Rozzi
How are you? Where are you?
I’m in LA in my car, so my boyfriend can sleep in till forever in my apartment.
How’s LA right now? Did it open?
It’s confusing. It’s like half open. Where are you?
In Miami, so everything is really open. So what’s your day-to-day been like lately?
It’s pretty much like Groundhog Day, but the focus has been finishing my new album. We’re really close! I’ve been able to finish a lot of work remotely; my producer is based in London and we were working together in person a year ago before the lockdown.
What’s the main theme or thing that’s anchored you throughout creating this album?
I finally found my voice in a way that I hadn’t before. This record feels like exactly I want to say sonically, lyrically and emotionally. That’s always the goal, and I love my last album Bad Together, but there’s something about this new album that feels like I’ve liberated myself from any expectations or anybody’s influence other than my own instincts. It’s the record that I’ve always had in my head that I’m finally making. What I hope it makes people feel is empowered through their own vulnerability. I share a lot of personal shit. My songs are so personal, I tell all my secrets. My hope is that this helps people feel more confident with their own vulnerability.
I love that. I saw on your website you wrote “If I’m embarrassed to put it in a song, then I’m on the right track” and I’m curious when did you become comfortable with that level of vulnerability and putting it into the public?
I found this book of poems that I wrote when I was 9 years old and they’re hilarious in a way, because they’re so dark. Clearly I had the instinct as a kid to express my feelings with really honest writing—and then adolescence and the beginning of my career really shut it down. Trying to learn “how to be a good song writer” or a “good musician” or satisfy my label on my first record unfortunately taught me to move more from a place of fear. It was really after I got dropped from my first record deal that I spent the next year just writing. My whole goal was to just get in touch with myself emotionally as a writer and Bad Together is definitely that way. You know that feeling of going through a breakup or anything that makes you so sad that you don’t even care if anyone knows? I didn’t have room to be nervous to share. I was just really sad and needed a place to express it. Then “Joshua Tree” became my most popular song, and I had never even considered putting that song out; I just wrote it because I needed to. I learned how good it feels to share myself that way. And the amount of messages I got from people saying it made them feel less alone in their breakup experience made it feel so worth it. All I ever want to do is be like Stevie Nicks!
Very. To switch gears, what insecurity did you have to overcome to be more successful?

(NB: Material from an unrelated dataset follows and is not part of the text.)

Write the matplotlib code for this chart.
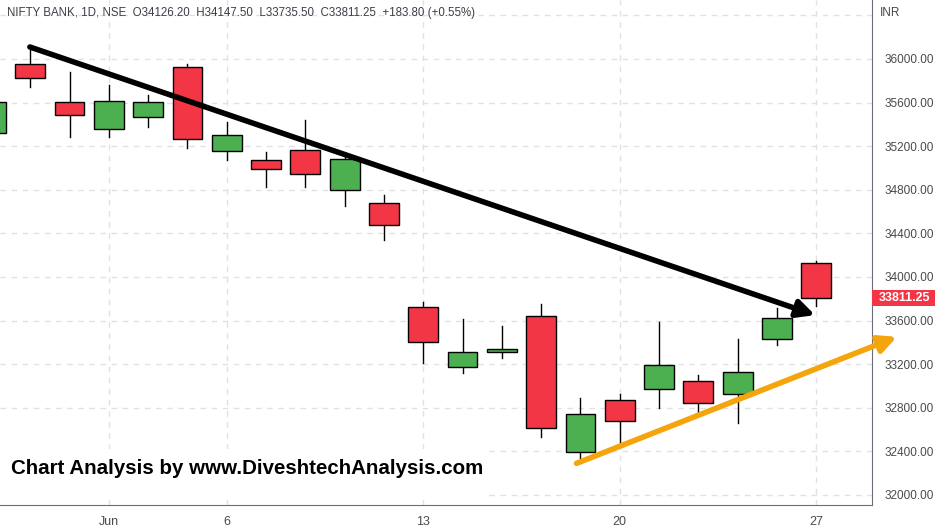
import numpy as np
import matplotlib
matplotlib.use("Agg")
import matplotlib.pyplot as plt
from matplotlib.patches import Rectangle

### data
dates = ["May 27", "May 30", "May 31", "Jun 1", "Jun 2", "Jun 3", "Jun 6", "Jun 7",
         "Jun 8", "Jun 9", "Jun 10", "Jun 13", "Jun 14", "Jun 15", "Jun 16", "Jun 17",
         "Jun 20", "Jun 21", "Jun 22", "Jun 23", "Jun 24", "Jun 27"]
opens  = [35318, 35951, 35603, 35355, 35465, 35924, 35153, 35071, 35162, 34796, 34676,
          33722, 33172, 33309, 33642, 32392, 32872, 32970, 33043, 32924, 33428, 34126.20]
highs  = [35650, 36107, 35878, 35761, 35670, 35954, 35422, 35147, 35440, 35110, 34752,
          33768, 33612, 33551, 33752, 32890, 32927, 33587, 33101, 33430, 33715, 34147.50]
lows   = [35280, 35746, 35287, 35287, 35379, 35181, 35070, 34829, 34829, 34654, 34342,
          33214, 33122, 33252, 32535, 32306, 32474, 32802, 32757, 32657, 33376, 33735.50]
closes = [35603, 35823, 35484, 35612, 35603, 35263, 35300, 34988, 34942, 35080, 34474,
          33401, 33309, 33337, 32611, 32740, 32679, 33190, 32841, 33126, 33621, 33811.25]

tick_idx = [3, 6, 11, 16, 21]
tick_lbl = ["Jun", "6", "13", "20", "27"]
price_ticks = list(range(32000, 36001, 400))

# trend lines (index, price)
down_line = [(0.99, 36110), (20.97, 33650)]
up_line = [(14.9, 32290), (23.05, 33450)]

UP = "#4CAF50"
DOWN = "#F23645"

fig = plt.figure(figsize=(9.4, 5.31), dpi=100)
ax = fig.add_axes([0.0, 0.049, 0.9277, 0.951])

x = np.arange(len(dates))
w = 0.76
for i in x:
    o, h, l, c = opens[i], highs[i], lows[i], closes[i]
    col = UP if c >= o else DOWN
    ax.plot([i, i], [l, h], color="black", lw=1.0, zorder=2)
    ax.add_patch(Rectangle((i - w / 2, min(o, c)), w, abs(c - o), facecolor=col,
                           edgecolor="black", lw=1.0, zorder=3))

ax.set_xlim(0.23, 22.42)
ax.set_ylim(31908, 36541)

ax.set_xticks(tick_idx)
ax.set_xticklabels(tick_lbl)
ax.yaxis.tick_right()
ax.set_yticks(price_ticks + [36400])
ax.set_yticklabels(["%.2f" % p for p in price_ticks] + [""])
ax.tick_params(axis="y", length=0, pad=9, labelsize=8.5, labelcolor="#4a4a4a")
ax.tick_params(axis="x", length=0, pad=8, labelsize=9, labelcolor="#4a4a4a")
for lab in ax.get_xticklabels() + ax.get_yticklabels():
    lab.set_fontfamily("Liberation Sans")

ax.grid(True, color="#e0e1e6", ls=(0, (4, 4)), lw=1)
ax.set_axisbelow(True)
for s in ["top", "left"]:
    ax.spines[s].set_visible(False)
ax.spines["right"].set_color("#6b6e78")
ax.spines["bottom"].set_color("#6b6e78")

### trend arrows
ax.annotate("", xy=down_line[1], xytext=down_line[0],
            arrowprops=dict(arrowstyle="-|>", color="black", lw=4, mutation_scale=26,
                            shrinkA=0, shrinkB=0), zorder=5)
ax.annotate("", xy=up_line[1], xytext=up_line[0], annotation_clip=False,
            arrowprops=dict(arrowstyle="-|>", color="#F5A50C", lw=4, mutation_scale=26,
                            shrinkA=0, shrinkB=0, clip_on=False), zorder=5)

### header + labels
fig.text(7 / 940, 1 - 13 / 531,
         "NIFTY BANK, 1D, NSE  O34126.20  H34147.50  L33735.50  C33811.25  +183.80 (+0.55%)",
         fontsize=8.3, color="#3c3f48", va="center", family="Liberation Sans")
fig.text(880 / 940, 1 - 13 / 531, "INR", fontsize=8.5, color="#4a4a4a", va="center",
         family="Liberation Sans")

# last price tag
px = 9.174  # price per pixel
ax.add_patch(Rectangle((1.0, closes[-1] - 8 * px), 63 / 872, 16 * px,
                       transform=ax.get_yaxis_transform(), fc=DOWN, ec="none",
                       clip_on=False, zorder=6))
ax.text(1.0 + 32 / 872, closes[-1], "33811.25", transform=ax.get_yaxis_transform(),
        fontsize=9, fontweight="bold", color="white", va="center", ha="center",
        family="Liberation Sans", clip_on=False, zorder=7)

fig.patches.append(Rectangle((0, 1 - 500 / 531), 486 / 940, 51 / 531,
                             transform=fig.transFigure, fc="white", ec="none", zorder=6))
fig.text(11 / 940, 1 - 468 / 531, "Chart Analysis by www.DiveshtechAnalysis.com",
         fontsize=14.8, fontweight="bold", color="black", va="center",
         family="Liberation Sans", zorder=7)

fig.savefig("out.png", dpi=100)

That I do truly know what I want and I should listen to my own instincts. I had somebody read my astrology chart recently and he was like, “one of your missions in life is to find confidence in your own leadership voice.” Although I feel like a leader, I also have this fundamental fear of really taking charge and saying ‘This is what I want.’ That’s why this new album is so exciting for me, because finally I did that. I was like, ‘This is the producer I want; this is the sound I want; this is what I want to write about.’ And that’s just in one area of my life. And I do think it’s harder for women in general. We have a bigger uphill battle to climb of not needing to look to anyone for approval. That has been and will continue to be a big challenge for me; that I do know what I want and I should listen to my own voice.
Do you meditate?
It’s funny you say that! I used to, but I get so bored so I stopped. I know I need it though, because I get anxious, and just yesterday my aunt started this zoom meditation and I just downloaded headspace. So I’m about to get back into it!
What is your sign?
I’m a Taurus, rising sign Aries, moon in Sagittarius.
Do you also believe that we’re naturally more compatible with certain signs?
I do! This is something I used to be embarrassed about, but not anymore. The qualities of each sign are so real. I seem to gravitate towards people of similar signs all the time.
What are your vices?
I love all sorts of things that are bad for me, but they’re also good for me. Sometimes getting drunk is exactly what I need emotionally and that’s not a vice.
Let me reframe that. Sometimes people will say “Once in a while I have a cigarette,” but do you feel like it’s not really a vice if you’re listening to what you want in that moment, as long as it’s done in moderation?
Yes. My motto is always like “What is going to make you proud?” and sometimes it will make me proud to eat, drink or smoke something that’s not good for me, because that’s what my body or mind needs in that moment. I’m pretty good at listening to myself, in that I don’t really think of them as vices.
If I could do anything right now, it would be to go to some sweaty dance club and have three tequilas in a row and dance with a bunch of strangers.